Stone Energy: Bankruptcy and Sale

Stone Energy has been hurting badly for a long time.  They have been flirting with bankruptcy for at least a year.  This summer they re-opened some wells and I thought they might be able to avoid bankruptcy, but the news says otherwise.

As part of the deal, Stone Energy is going to sell it’s Marcellus leases to Tug Hill.  Tug Hill is growing slowly but surely in the northern panhandle of West Virginia.

Any of our clients who have leases with Stone Energy will soon be dealing with Tug Hill.  Nothing should change, as the lease governs the relationship between you and the company, regardless of which company it is.

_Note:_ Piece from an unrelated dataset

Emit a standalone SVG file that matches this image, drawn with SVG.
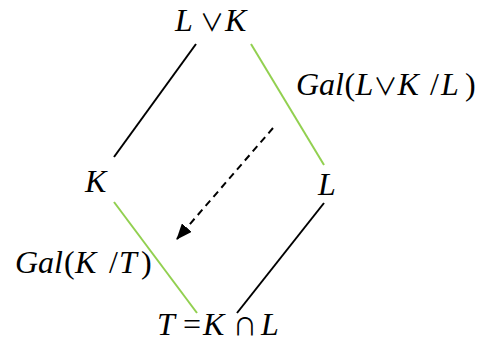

Antero’s Water Treatment Plant in West Virginia

Ken Ward, Jr. of the Charleston Gazette-Mail put together an excellent article on the wastewater treatment plant that Antero Resources is building on the Doddridge County and Ritchie County line.  He explains the need for the plant, the controversy around the plant, and gets into the regulatory framework that is either being used or abused depending on your point of view.  There are a number of points of view represented.

Basically, the plant takes up a lot of space and has disrupted the lives of the people who live next to it.

For regulatory purposes the plant is supposed to be privately held and used by Antero.  Being private instead of commercial, the plant doesn’t have to go through some regulatory approvals.  Interestingly, Antero will be taking water from other companies and treating it.  Usually that would be commercial, not private.   It looks like Antero is using a loophole to avoid regulations.  People don’t typically like that kind of thing, particularly when their lives are being disrupted by someone who is making a lot of money disrupting their lives.

There’s more in the article.  We won’t ruin it all for you here.